Many Bitcoin-buying firms modeled themselves on treasury pioneer Strategy, issuing equity and taking on debt to pad their holdings like the largest corporate holder of Bitcoin. However, many of the companies’ stock prices surged before plummeting just as fast.

For example, Kindly MD, which trades on the Nasdaq under the ticker NAKA, was down 99% (as of December 15) from a high of $34.77 in May, according to Yahoo Finance. In September, CEO David Bailey encouraged short-term investors to exit, citing the potential for volatility. Now it’s facing delisting due to its cratered share price.

When Bitcoin-buying firms were in vogue, analysts identified them as a source of demand that could buoy the asset’s price. As the hype faded, experts raised concerns that some fledgling firms could eventually be forced to sell their holdings, or even become takeover targets.

Strategy itself faced challenges as a key premium faded, which had allowed the firm to grow its Bitcoin holding by issuing common stock. Over the course of the year, the firm introduced several types of preferred shares offering dividend payments as a new source of funding.

As Strategy’s shares slipped into the final month of the year, the company established a so-called fiat reserve for the purpose of paying dividends. It also introduced new conditions under which the largest corporate holder of Bitcoin would trim its holdings.

Code and law

In 2025, Bitcoin became a focal point for privacy advocates and innovators.
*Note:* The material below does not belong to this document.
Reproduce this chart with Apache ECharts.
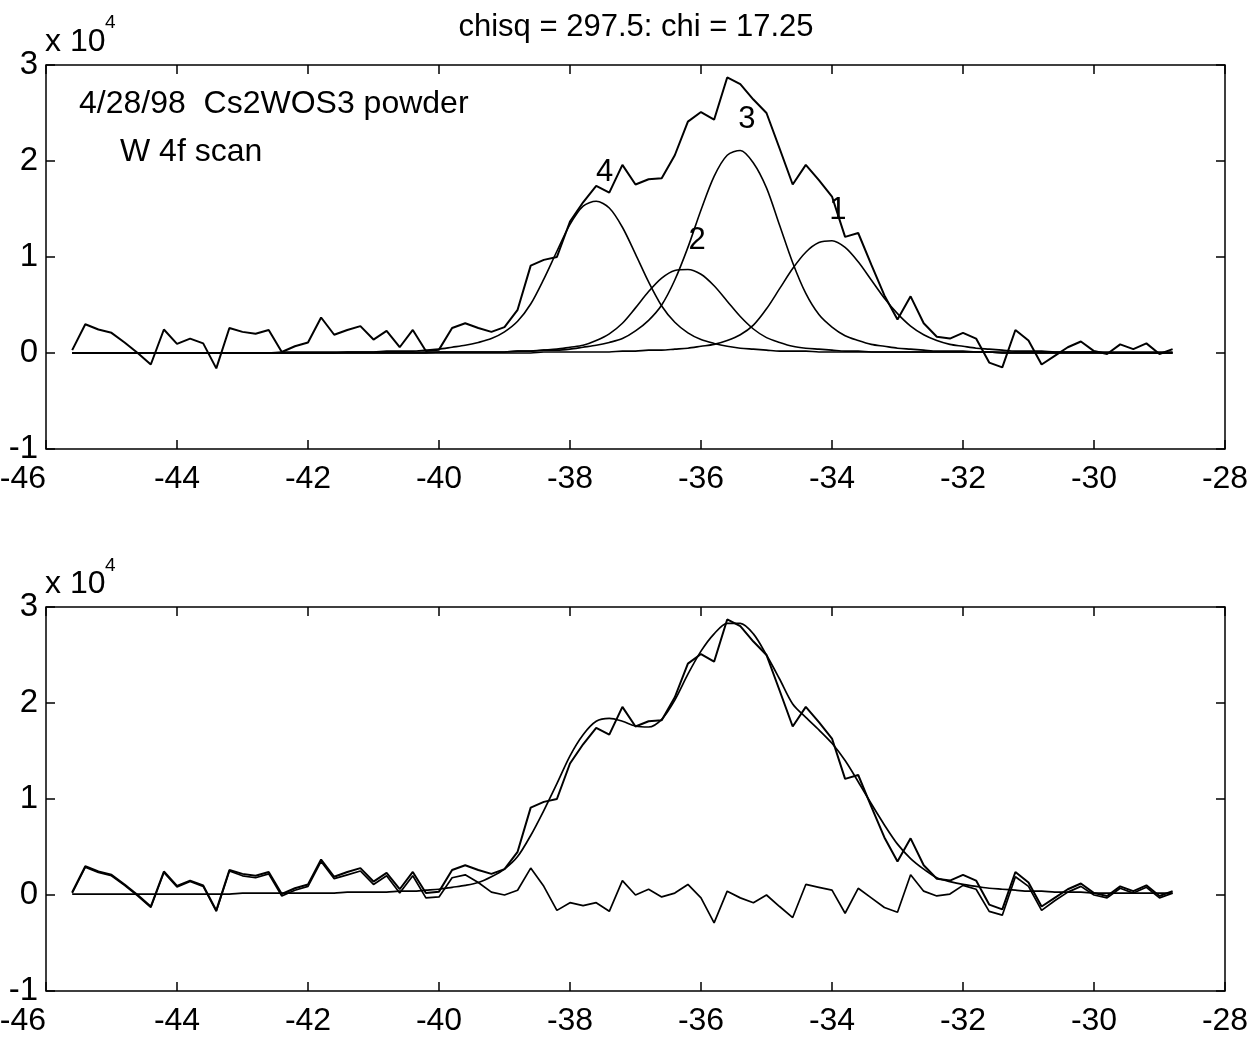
<!DOCTYPE html>
<html><head><meta charset="utf-8">
<script src="https://cdn.jsdelivr.net/npm/echarts@6/dist/echarts.min.js"></script>
<style>html,body{margin:0;padding:0;background:#fff}#c{width:1249px;height:1042px}</style>
</head><body><div id="c"></div>
<script>
// Binding energy grid (eV)
const energy = [-45.6,-45.4,-45.2,-45.0,-44.8,-44.6,-44.4,-44.2,-44.0,-43.8,
-43.6,-43.4,-43.2,-43.0,-42.8,-42.6,-42.4,-42.2,-42.0,-41.8,
-41.6,-41.4,-41.2,-41.0,-40.8,-40.6,-40.4,-40.2,-40.0,-39.8,
-39.6,-39.4,-39.2,-39.0,-38.8,-38.6,-38.4,-38.2,-38.0,-37.8,
-37.6,-37.4,-37.2,-37.0,-36.8,-36.6,-36.4,-36.2,-36.0,-35.8,
-35.6,-35.4,-35.2,-35.0,-34.8,-34.6,-34.4,-34.2,-34.0,-33.8,
-33.6,-33.4,-33.2,-33.0,-32.8,-32.6,-32.4,-32.2,-32.0,-31.8,
-31.6,-31.4,-31.2,-31.0,-30.8,-30.6,-30.4,-30.2,-30.0,-29.8,
-29.6,-29.4,-29.2,-29.0,-28.8];
// Measured counts (x 10^4)
const counts = [0.03,0.30,0.245,0.21,0.11,0.00,-0.12,0.245,0.095,0.15,
0.10,-0.16,0.26,0.22,0.20,0.24,0.01,0.07,0.11,0.37,
0.19,0.24,0.28,0.14,0.23,0.06,0.24,0.02,0.035,0.26,
0.31,0.26,0.22,0.27,0.45,0.91,0.97,1.00,1.37,1.57,
1.74,1.67,1.96,1.755,1.81,1.82,2.06,2.41,2.51,2.43,
2.87,2.80,2.64,2.50,2.13,1.755,1.96,1.80,1.63,1.21,
1.25,0.92,0.60,0.35,0.59,0.31,0.17,0.15,0.21,0.15,
-0.10,-0.15,0.24,0.13,-0.12,-0.03,0.06,0.12,0.02,-0.01,
0.09,0.04,0.10,-0.01,0.04];
// Fitted components (x 10^4)
const peak1 = [0,0,0,0,0,0,0,0,0,0,
0,0,0,0,0,0,0,0,0,0,
0,0,0,0,0,0,0,0,0,0,
0,0,0,0,0,0,0.01,0.01,0.01,0.01,
0.01,0.01,0.02,0.02,0.03,0.03,0.04,0.05,0.07,0.09,
0.13,0.19,0.29,0.46,0.67,0.88,1.05,1.15,1.17,1.10,
0.95,0.76,0.57,0.41,0.28,0.19,0.13,0.09,0.07,0.05,
0.04,0.03,0.02,0.02,0.02,0.01,0.01,0.01,0.01,0.01,
0.01,0.01,0.01,0.01,0.01];
const peak2 = [0,0,0,0,0,0,0,0,0,0,
0,0,0,0,0,0,0,0,0,0,
0,0,0,0,0,0,0,0,0.01,0.01,
0.01,0.01,0.01,0.01,0.02,0.02,0.03,0.04,0.06,0.08,
0.13,0.20,0.31,0.47,0.64,0.78,0.86,0.87,0.82,0.70,
0.54,0.38,0.25,0.16,0.11,0.07,0.05,0.04,0.03,0.02,
0.02,0.01,0.01,0.01,0.01,0.01,0.01,0.01,0.01,0.01,
0.01,0,0,0,0,0,0,0,0,0,
0,0,0,0,0];
const peak3 = [0,0,0,0,0,0,0,0,0,0,
0,0,0,0,0,0,0,0,0,0,
0,0.01,0.01,0.01,0.01,0.01,0.01,0.01,0.01,0.01,
0.01,0.01,0.01,0.01,0.02,0.02,0.03,0.03,0.04,0.06,
0.08,0.11,0.15,0.23,0.34,0.50,0.76,1.10,1.49,1.84,
2.06,2.11,1.98,1.72,1.33,0.94,0.62,0.40,0.27,0.18,
0.13,0.09,0.07,0.05,0.04,0.03,0.02,0.02,0.02,0.01,
0.01,0.01,0.01,0.01,0.01,0.01,0.01,0.01,0.01,0,
0,0,0,0,0];
const peak4 = [0,0,0,0,0,0,0,0,0,0,
0,0,0,0,0,0,0.01,0.01,0.01,0.01,
0.01,0.01,0.01,0.01,0.02,0.02,0.02,0.03,0.04,0.06,
0.08,0.11,0.15,0.22,0.33,0.51,0.77,1.06,1.34,1.53,
1.58,1.51,1.31,1.03,0.74,0.49,0.32,0.21,0.14,0.10,
0.07,0.05,0.04,0.03,0.02,0.02,0.02,0.01,0.01,0.01,
0.01,0.01,0.01,0.01,0.01,0.01,0.01,0.01,0.01,0.01,
0.01,0,0,0,0,0,0,0,0,0,
0,0,0,0,0];
// Total fit and residual (x 10^4)
const fitTotal = [0.01,0.01,0.01,0.01,0.01,0.01,0.01,0.01,0.01,0.01,
0.01,0.01,0.01,0.02,0.02,0.02,0.02,0.02,0.02,0.02,
0.02,0.03,0.03,0.03,0.03,0.04,0.04,0.05,0.06,0.08,
0.10,0.13,0.19,0.27,0.40,0.62,0.88,1.16,1.45,1.67,
1.81,1.84,1.81,1.76,1.75,1.83,2.03,2.30,2.54,2.72,
2.83,2.83,2.72,2.50,2.25,1.99,1.85,1.72,1.58,1.40,
1.18,0.95,0.73,0.53,0.38,0.27,0.18,0.14,0.11,0.09,
0.07,0.06,0.05,0.04,0.04,0.03,0.03,0.03,0.02,0.02,
0.02,0.02,0.02,0.02,0.02];
const residual = [0.02,0.29,0.235,0.20,0.10,-0.01,-0.13,0.235,0.085,0.14,
0.09,-0.17,0.25,0.20,0.18,0.22,-0.01,0.05,0.09,0.35,
0.17,0.21,0.25,0.11,0.20,0.02,0.20,-0.03,-0.02,0.18,
0.21,0.13,0.03,0.00,0.05,0.28,0.09,-0.16,-0.08,-0.11,
-0.08,-0.17,0.15,0.00,0.06,-0.02,0.02,0.11,-0.03,-0.29,
0.04,-0.03,-0.08,0.00,-0.12,-0.235,0.11,0.08,0.05,-0.19,
0.07,-0.03,-0.13,-0.18,0.21,0.04,-0.01,0.01,0.10,0.06,
-0.17,-0.21,0.19,0.09,-0.16,-0.06,0.03,0.09,0.00,-0.03,
0.07,0.02,0.08,-0.03,0.02];
// Peak label text and anchors (data coordinates)
const peakNames = ['4','2','3','1'];
const peakLabelX = [-37.47,-36.06,-35.30,-33.91];
const peakLabelY = [1.88,1.17,2.43,1.49];
const xTicks = {min:-46, max:-28, step:2};
const yTicks = {min:-1, max:3, step:1};

const FONT = '"Liberation Sans", Arial, Helvetica, sans-serif';
const chart = echarts.init(document.getElementById('c'), null, {renderer:'canvas'});
const pairs = ys => energy.map((x,i)=>[x, ys[i]]);
const tick = {show:true, inside:true, length:9, lineStyle:{color:'#000', width:1.5}};
function xAx(g, pos, lab){
  return {type:'value', gridIndex:g, position:pos, min:xTicks.min, max:xTicks.max, interval:xTicks.step,
    axisLine:{show:false, onZero:false}, axisTick:tick, splitLine:{show:false},
    axisLabel:{show:lab, color:'#000', fontSize:32, fontFamily:FONT, margin:14, alignMinLabel:'right'}};
}
function yAx(g, pos, lab){
  return {type:'value', gridIndex:g, position:pos, min:yTicks.min, max:yTicks.max, interval:yTicks.step,
    axisLine:{show:false, onZero:false}, axisTick:tick, splitLine:{show:false},
    axisLabel:{show:lab, color:'#000', fontSize:33, fontFamily:FONT, margin:8}};
}
function ln(ys, xi, yi, w, smooth){
  return {type:'line', xAxisIndex:xi, yAxisIndex:yi, data:pairs(ys), showSymbol:false, symbol:'none',
    smooth: smooth||false, lineStyle:{color:'#000', width:w}, silent:true, z:3};
}
const compSeries = [peak1, peak2, peak3, peak4].map(p => ln(p, 0, 0, 1.6, 0.3));
const labelSeries = {
  type:'scatter', xAxisIndex:0, yAxisIndex:0, symbolSize:0, silent:true, z:5,
  itemStyle:{color:'#000'},
  data: peakNames.map((n,i)=>({value:[peakLabelX[i], peakLabelY[i]], name:n})),
  label:{show:true, position:'inside', formatter:p=>p.name, fontSize:31, fontFamily:FONT,
    color:'#000', textBorderWidth:0, textBorderColor:'transparent', opacity:1}
};
function txt(t, x, y, size, align){
  return {type:'text', x:x, y:y, silent:true,
    style:{text:t, fill:'#000', font: size+'px '+FONT, textAlign:align||'left', align:align||'left',
      textVerticalAlign:'middle', verticalAlign:'middle'}};
}
const gridBase = {left:46, width:1179, height:384, show:true, borderColor:'#000', borderWidth:1.5,
  backgroundColor:'transparent', containLabel:false, outerBoundsMode:'none'};
chart.setOption({
  animation:false,
  backgroundColor:'#fff',
  grid:[
    Object.assign({top:65}, gridBase),
    Object.assign({top:607}, gridBase)
  ],
  xAxis:[xAx(0,'bottom',true), xAx(0,'top',false), xAx(1,'bottom',true), xAx(1,'top',false)],
  yAxis:[yAx(0,'left',true), yAx(0,'right',false), yAx(1,'left',true), yAx(1,'right',false)],
  series:[
    ln(counts, 0, 0, 2, false),
    ...compSeries,
    labelSeries,
    ln(counts, 2, 2, 2, false),
    ln(fitTotal, 2, 2, 1.7, 0.3),
    ln(residual, 2, 2, 1.7, false)
  ],
  graphic:[
    txt('chisq = 297.5: chi = 17.25', 636, 27, 31, 'center'),
    txt('x 10', 45, 42, 32),
    txt('4', 105, 23, 19),
    txt('x 10', 45, 584, 32),
    txt('4', 105, 566, 19),
    txt('4/28/98  Cs2WOS3 powder', 79, 104, 32),
    txt('W 4f scan', 120, 152, 32)
  ]
});
</script></body></html>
The prosecution of Samourai Wallet co-founders William Lonergan Hill and Keonne Rodiguez in New York was a prime example, with advocacy groups arguing that the duo’s money laundering case could have an outsized impact on developers’ ability to freely write code.

Hill and Rodriguez pleaded guilty to conspiring to operate an unlicensed money transmitter business in July, after prosecutors agreed to drop money-laundering charges. Rodriguez received a five-year sentence, while Hill was sentenced to three years of supervised release. In December, President Trump told Decrypt that he would “look at” a potential pardon for Rodriguez.

Samourai Wallet once offered a coin-mixing service that allowed users to obfuscate the origin and destination of transactions. Privacy advocates argue that coin mixers have a legitimate role to play in everyday lives, but European nations are also targeting the technology.

As the government clashed with developers focused on privacy, another debate burst into the public over proposed changes to Bitcoin’s codebase involving JPEGs and so-called spam.

For years, developers have tried to extend Bitcoin’s utility beyond a pure focus on transactions, and in September, a controversial software update removed a potential barrier. With the introduction of Bitcoin Core v30, a feature known as OP_RETURN had limits raised in a way that allowed transactions to carry much larger amounts of non-payment data.

Bitcoin Core developer Luke Dashjr argued that the upgrade enabled the misuse of Bitcoin’s network with more “spam,” while Blockstream CEO Adam Back was among those that warned filtering transactions could leave the network vulnerable to censorship.

Still, allegations surfaced that the change in Core v30 was tied to specific projects that would benefit from the update. Dashjr, who is the lead maintainer of an alternative to Core called Bitcoin Knots, said filters could stop Bitcoin from hosting child sexual abuse material.

As of Dec. 15, Core accounted for 78% of nodes on the network, according to BitRef. Meanwhile, Knots represented 21% of computers helping maintain Bitcoin.